* START *

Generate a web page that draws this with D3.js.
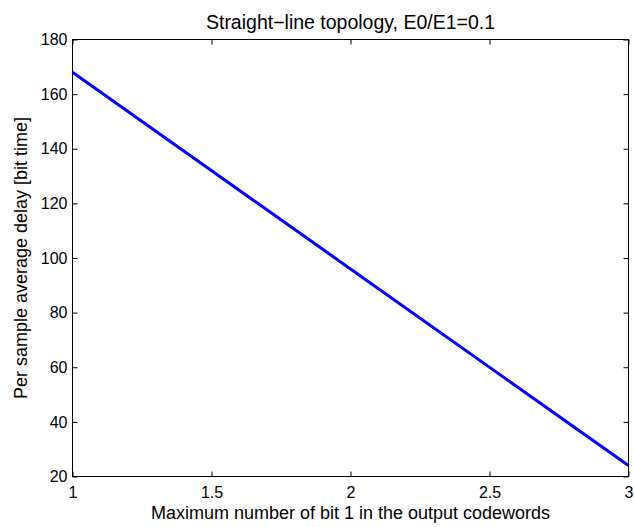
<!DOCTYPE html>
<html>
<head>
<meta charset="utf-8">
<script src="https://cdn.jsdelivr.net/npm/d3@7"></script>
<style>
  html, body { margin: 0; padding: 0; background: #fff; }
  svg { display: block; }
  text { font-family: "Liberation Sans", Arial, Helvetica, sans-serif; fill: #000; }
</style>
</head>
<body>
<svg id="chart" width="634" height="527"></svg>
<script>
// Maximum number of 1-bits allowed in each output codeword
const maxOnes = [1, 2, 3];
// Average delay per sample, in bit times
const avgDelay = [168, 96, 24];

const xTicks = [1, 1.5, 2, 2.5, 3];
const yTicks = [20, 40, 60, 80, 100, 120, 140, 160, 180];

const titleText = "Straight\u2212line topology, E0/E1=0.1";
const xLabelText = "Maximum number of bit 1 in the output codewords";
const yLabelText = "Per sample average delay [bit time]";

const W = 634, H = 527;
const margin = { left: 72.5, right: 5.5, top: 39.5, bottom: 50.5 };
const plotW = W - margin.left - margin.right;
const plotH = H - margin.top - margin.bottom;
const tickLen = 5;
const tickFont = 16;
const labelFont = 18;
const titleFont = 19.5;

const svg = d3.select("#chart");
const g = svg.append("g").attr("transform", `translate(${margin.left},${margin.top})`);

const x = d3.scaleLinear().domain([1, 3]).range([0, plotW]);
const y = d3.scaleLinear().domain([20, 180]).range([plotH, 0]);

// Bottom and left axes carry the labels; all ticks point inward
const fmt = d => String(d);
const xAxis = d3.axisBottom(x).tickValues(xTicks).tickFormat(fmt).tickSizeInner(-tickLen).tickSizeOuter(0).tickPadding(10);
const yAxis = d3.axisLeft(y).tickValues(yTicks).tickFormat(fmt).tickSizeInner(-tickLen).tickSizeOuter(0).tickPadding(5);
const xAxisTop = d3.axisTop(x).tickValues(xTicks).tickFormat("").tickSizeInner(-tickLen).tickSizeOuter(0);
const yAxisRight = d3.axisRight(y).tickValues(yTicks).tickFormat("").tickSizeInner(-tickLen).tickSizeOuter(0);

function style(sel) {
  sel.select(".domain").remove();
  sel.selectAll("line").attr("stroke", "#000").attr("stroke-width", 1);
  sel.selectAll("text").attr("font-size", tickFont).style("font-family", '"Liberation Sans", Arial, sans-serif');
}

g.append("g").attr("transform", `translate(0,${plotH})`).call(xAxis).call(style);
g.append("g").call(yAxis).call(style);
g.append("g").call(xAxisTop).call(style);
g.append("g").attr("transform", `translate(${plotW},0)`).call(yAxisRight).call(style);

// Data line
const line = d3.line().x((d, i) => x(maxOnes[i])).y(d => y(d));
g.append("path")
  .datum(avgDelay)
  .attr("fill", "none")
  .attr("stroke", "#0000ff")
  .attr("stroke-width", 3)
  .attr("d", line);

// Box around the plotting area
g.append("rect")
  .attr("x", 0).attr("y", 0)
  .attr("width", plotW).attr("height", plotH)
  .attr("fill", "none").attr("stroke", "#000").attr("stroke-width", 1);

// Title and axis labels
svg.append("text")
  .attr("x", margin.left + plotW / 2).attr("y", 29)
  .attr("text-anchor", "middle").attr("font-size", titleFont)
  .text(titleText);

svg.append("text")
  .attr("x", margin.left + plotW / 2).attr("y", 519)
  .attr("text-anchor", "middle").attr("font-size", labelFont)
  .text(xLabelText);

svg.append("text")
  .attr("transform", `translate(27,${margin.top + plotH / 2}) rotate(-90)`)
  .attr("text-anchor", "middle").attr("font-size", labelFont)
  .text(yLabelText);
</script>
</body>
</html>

* END *

**Written problem**. Quote the material exactly. Pictures stay out.

**Task solution**.
Generate a web page that draws this with D3.js.
<!DOCTYPE html>
<html>
<head>
<meta charset="utf-8">
<script src="https://cdn.jsdelivr.net/npm/d3@7"></script>
<style>
  html, body { margin: 0; padding: 0; background: #fff; }
  svg { display: block; }
  text { font-family: "Liberation Sans", Arial, Helvetica, sans-serif; fill: #000; }
</style>
</head>
<body>
<svg id="chart" width="634" height="527"></svg>
<script>
// Maximum number of 1-bits allowed in each output codeword
const maxOnes = [1, 2, 3];
// Average delay per sample, in bit times
const avgDelay = [168, 96, 24];

const xTicks = [1, 1.5, 2, 2.5, 3];
const yTicks = [20, 40, 60, 80, 100, 120, 140, 160, 180];

const titleText = "Straight\u2212line topology, E0/E1=0.1";
const xLabelText = "Maximum number of bit 1 in the output codewords";
const yLabelText = "Per sample average delay [bit time]";

const W = 634, H = 527;
const margin = { left: 72.5, right: 5.5, top: 39.5, bottom: 50.5 };
const plotW = W - margin.left - margin.right;
const plotH = H - margin.top - margin.bottom;
const tickLen = 5;
const tickFont = 16;
const labelFont = 18;
const titleFont = 19.5;

const svg = d3.select("#chart");
const g = svg.append("g").attr("transform", `translate(${margin.left},${margin.top})`);

const x = d3.scaleLinear().domain([1, 3]).range([0, plotW]);
const y = d3.scaleLinear().domain([20, 180]).range([plotH, 0]);

// Bottom and left axes carry the labels; all ticks point inward
const fmt = d => String(d);
const xAxis = d3.axisBottom(x).tickValues(xTicks).tickFormat(fmt).tickSizeInner(-tickLen).tickSizeOuter(0).tickPadding(10);
const yAxis = d3.axisLeft(y).tickValues(yTicks).tickFormat(fmt).tickSizeInner(-tickLen).tickSizeOuter(0).tickPadding(5);
const xAxisTop = d3.axisTop(x).tickValues(xTicks).tickFormat("").tickSizeInner(-tickLen).tickSizeOuter(0);
const yAxisRight = d3.axisRight(y).tickValues(yTicks).tickFormat("").tickSizeInner(-tickLen).tickSizeOuter(0);

function style(sel) {
  sel.select(".domain").remove();
  sel.selectAll("line").attr("stroke", "#000").attr("stroke-width", 1);
  sel.selectAll("text").attr("font-size", tickFont).style("font-family", '"Liberation Sans", Arial, sans-serif');
}

g.append("g").attr("transform", `translate(0,${plotH})`).call(xAxis).call(style);
g.append("g").call(yAxis).call(style);
g.append("g").call(xAxisTop).call(style);
g.append("g").attr("transform", `translate(${plotW},0)`).call(yAxisRight).call(style);

// Data line
const line = d3.line().x((d, i) => x(maxOnes[i])).y(d => y(d));
g.append("path")
  .datum(avgDelay)
  .attr("fill", "none")
  .attr("stroke", "#0000ff")
  .attr("stroke-width", 3)
  .attr("d", line);

// Box around the plotting area
g.append("rect")
  .attr("x", 0).attr("y", 0)
  .attr("width", plotW).attr("height", plotH)
  .attr("fill", "none").attr("stroke", "#000").attr("stroke-width", 1);

// Title and axis labels
svg.append("text")
  .attr("x", margin.left + plotW / 2).attr("y", 29)
  .attr("text-anchor", "middle").attr("font-size", titleFont)
  .text(titleText);

svg.append("text")
  .attr("x", margin.left + plotW / 2).attr("y", 519)
  .attr("text-anchor", "middle").attr("font-size", labelFont)
  .text(xLabelText);

svg.append("text")
  .attr("transform", `translate(27,${margin.top + plotH / 2}) rotate(-90)`)
  .attr("text-anchor", "middle").attr("font-size", labelFont)
  .text(yLabelText);
</script>
</body>
</html>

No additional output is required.